Prompt – Return each line of the data below verbatim; pictures are to be left out.

Material provided –

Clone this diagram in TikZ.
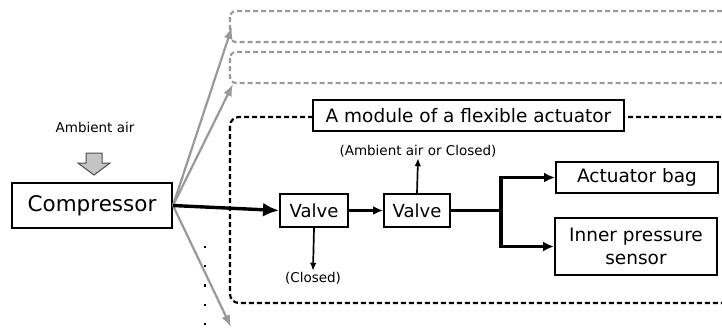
\documentclass[tikz,border=0pt]{standalone}
\usepackage{fontspec}
\setmainfont{DejaVu Sans}
\usetikzlibrary{arrows.meta}
\definecolor{linegray}{HTML}{999999}
\definecolor{arrowfill}{HTML}{C4C4C4}
\begin{document}
\begin{tikzpicture}[x=1pt,y=-1pt,
  box/.style={draw=black,line width=2pt,fill=white,inner sep=0pt,align=center},
  main/.style={line width=3.4pt,-{Latex[length=16pt,width=14pt]}},
  mid/.style={line width=2.2pt,-{Latex[length=10pt,width=9pt]}},
  thin/.style={line width=1.7pt,-{Latex[length=8pt,width=6.5pt]}},
  branch/.style={line width=3.4pt,-{Latex[length=11pt,width=10pt]}},
  grayarrow/.style={draw=linegray,line width=2.2pt,-{Latex[length=12pt,width=9pt]}},
  graybox/.style={draw=linegray,line width=2.2pt,dash pattern=on 5pt off 3pt,rounded corners=6pt},
  modbox/.style={draw=black,line width=2.2pt,dash pattern=on 5pt off 3pt,rounded corners=9pt},
  note/.style={font=\fontsize{13.5}{15}\selectfont,inner sep=1pt}
]
\useasboundingbox (0,0) rectangle (722,330);
\clip (0,0) rectangle (722,330);

% further modules, only partly shown
\draw[graybox] (230,11) rectangle (760,42);
\draw[graybox] (230,52) rectangle (760,83);

% module frame
\draw[modbox] (230,117) rectangle (760,303);
\node[box,minimum width=311pt,minimum height=31pt,font=\fontsize{18.5}{22}\selectfont]
  (title) at (468.5,115.5) {A module of a flexible actuator};

% air intake
\node[font=\fontsize{13.5}{16}\selectfont] (amb) at (95,127) {Ambient air};
\draw[draw=black!70,fill=arrowfill,line width=1pt]
  (86,153) -- (102,153) -- (102,163) -- (110,163) -- (94,175) -- (78,163) -- (86,163) -- cycle;

% compressor
\node[box,minimum width=160pt,minimum height=45pt,font=\fontsize{21.5}{25}\selectfont]
  (comp) at (92,205.5) {Compressor};

% valves and outlets
\node[box,minimum width=68pt,minimum height=33pt,font=\fontsize{18}{21}\selectfont]
  (v1) at (314,210.5) {Valve};
\node[box,minimum width=66pt,minimum height=33pt,font=\fontsize{18}{21}\selectfont]
  (v2) at (417,210.5) {Valve};
\node[note] (closed) at (313,278) {(Closed)};
\node[note] (ambclosed) at (418,151) {(Ambient air or Closed)};

\node[box,minimum width=162pt,minimum height=31pt,font=\fontsize{18.5}{22}\selectfont]
  (bag) at (637,177.5) {Actuator bag};
\node[box,minimum width=162pt,minimum height=57pt,font=\fontsize{18.5}{23}\selectfont]
  (sensor) at (636,246.5) {Inner pressure\\sensor};

% gray branches to the other modules
\coordinate (t1) at (232,27);
\coordinate (t2) at (233,84);
\coordinate (t3) at (231,327);
\draw[grayarrow] (comp.east) -- (t1);
\draw[grayarrow] (comp.east) -- (t2);
\draw[grayarrow] (comp.east) -- (t3);

% ellipsis for further modules
\coordinate (d1) at (205,246);
\coordinate (d2) at (205,332);
\draw[line width=2.2pt,dash pattern=on 2.2pt off 17pt] (d1) -- (d2);

% air path
\draw[main] (comp.east) -- (v1.west);
\draw[mid] (v1.east) -- (v2.west);
\draw[thin] (v1.south) -- (closed.north);
\draw[thin] (v2.north) -- (ambclosed.south);
\draw[line width=3.4pt] (v2.east) -- ++(50,0) coordinate (br);
\draw[branch] (br) |- (bag.west);
\draw[branch] (br) |- (sensor.west);
\end{tikzpicture}
\end{document}
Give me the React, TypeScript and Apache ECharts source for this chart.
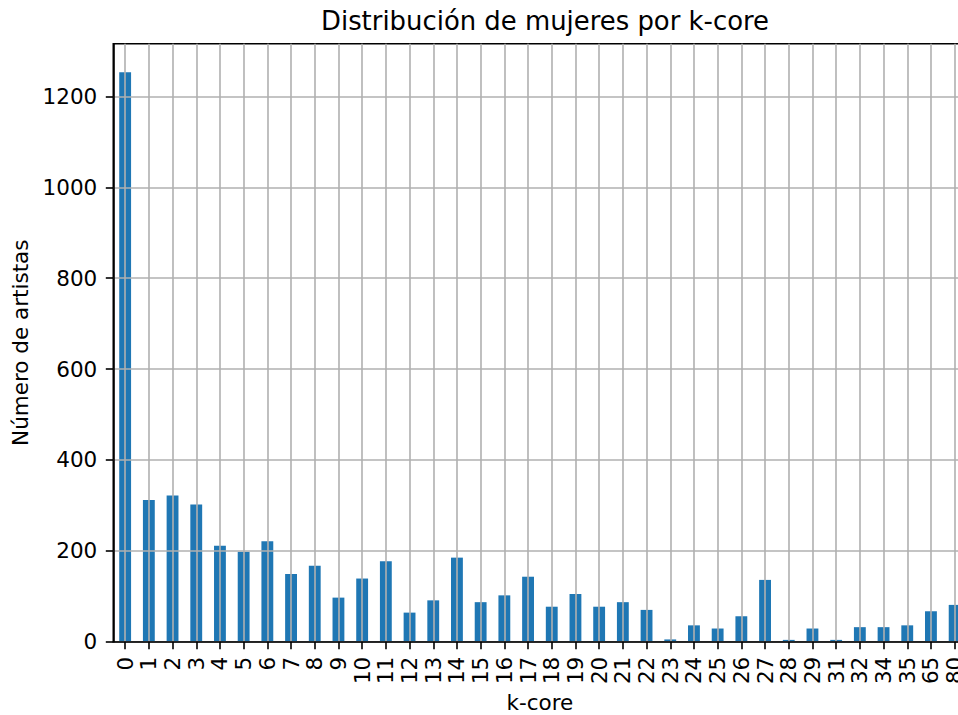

Answer for this exercise –
Clone this diagram in TikZ.
\documentclass[tikz,border=0pt]{standalone}
\usepackage{fontspec}
\setmainfont{DejaVu Sans}
\usetikzlibrary{arrows.meta}
\definecolor{linegray}{HTML}{999999}
\definecolor{arrowfill}{HTML}{C4C4C4}
\begin{document}
\begin{tikzpicture}[x=1pt,y=-1pt,
  box/.style={draw=black,line width=2pt,fill=white,inner sep=0pt,align=center},
  main/.style={line width=3.4pt,-{Latex[length=16pt,width=14pt]}},
  mid/.style={line width=2.2pt,-{Latex[length=10pt,width=9pt]}},
  thin/.style={line width=1.7pt,-{Latex[length=8pt,width=6.5pt]}},
  branch/.style={line width=3.4pt,-{Latex[length=11pt,width=10pt]}},
  grayarrow/.style={draw=linegray,line width=2.2pt,-{Latex[length=12pt,width=9pt]}},
  graybox/.style={draw=linegray,line width=2.2pt,dash pattern=on 5pt off 3pt,rounded corners=6pt},
  modbox/.style={draw=black,line width=2.2pt,dash pattern=on 5pt off 3pt,rounded corners=9pt},
  note/.style={font=\fontsize{13.5}{15}\selectfont,inner sep=1pt}
]
\useasboundingbox (0,0) rectangle (722,330);
\clip (0,0) rectangle (722,330);

% further modules, only partly shown
\draw[graybox] (230,11) rectangle (760,42);
\draw[graybox] (230,52) rectangle (760,83);

% module frame
\draw[modbox] (230,117) rectangle (760,303);
\node[box,minimum width=311pt,minimum height=31pt,font=\fontsize{18.5}{22}\selectfont]
  (title) at (468.5,115.5) {A module of a flexible actuator};

% air intake
\node[font=\fontsize{13.5}{16}\selectfont] (amb) at (95,127) {Ambient air};
\draw[draw=black!70,fill=arrowfill,line width=1pt]
  (86,153) -- (102,153) -- (102,163) -- (110,163) -- (94,175) -- (78,163) -- (86,163) -- cycle;

% compressor
\node[box,minimum width=160pt,minimum height=45pt,font=\fontsize{21.5}{25}\selectfont]
  (comp) at (92,205.5) {Compressor};

% valves and outlets
\node[box,minimum width=68pt,minimum height=33pt,font=\fontsize{18}{21}\selectfont]
  (v1) at (314,210.5) {Valve};
\node[box,minimum width=66pt,minimum height=33pt,font=\fontsize{18}{21}\selectfont]
  (v2) at (417,210.5) {Valve};
\node[note] (closed) at (313,278) {(Closed)};
\node[note] (ambclosed) at (418,151) {(Ambient air or Closed)};

\node[box,minimum width=162pt,minimum height=31pt,font=\fontsize{18.5}{22}\selectfont]
  (bag) at (637,177.5) {Actuator bag};
\node[box,minimum width=162pt,minimum height=57pt,font=\fontsize{18.5}{23}\selectfont]
  (sensor) at (636,246.5) {Inner pressure\\sensor};

% gray branches to the other modules
\coordinate (t1) at (232,27);
\coordinate (t2) at (233,84);
\coordinate (t3) at (231,327);
\draw[grayarrow] (comp.east) -- (t1);
\draw[grayarrow] (comp.east) -- (t2);
\draw[grayarrow] (comp.east) -- (t3);

% ellipsis for further modules
\coordinate (d1) at (205,246);
\coordinate (d2) at (205,332);
\draw[line width=2.2pt,dash pattern=on 2.2pt off 17pt] (d1) -- (d2);

% air path
\draw[main] (comp.east) -- (v1.west);
\draw[mid] (v1.east) -- (v2.west);
\draw[thin] (v1.south) -- (closed.north);
\draw[thin] (v2.north) -- (ambclosed.south);
\draw[line width=3.4pt] (v2.east) -- ++(50,0) coordinate (br);
\draw[branch] (br) |- (bag.west);
\draw[branch] (br) |- (sensor.west);
\end{tikzpicture}
\end{document}
Give me the React, TypeScript and Apache ECharts source for this chart.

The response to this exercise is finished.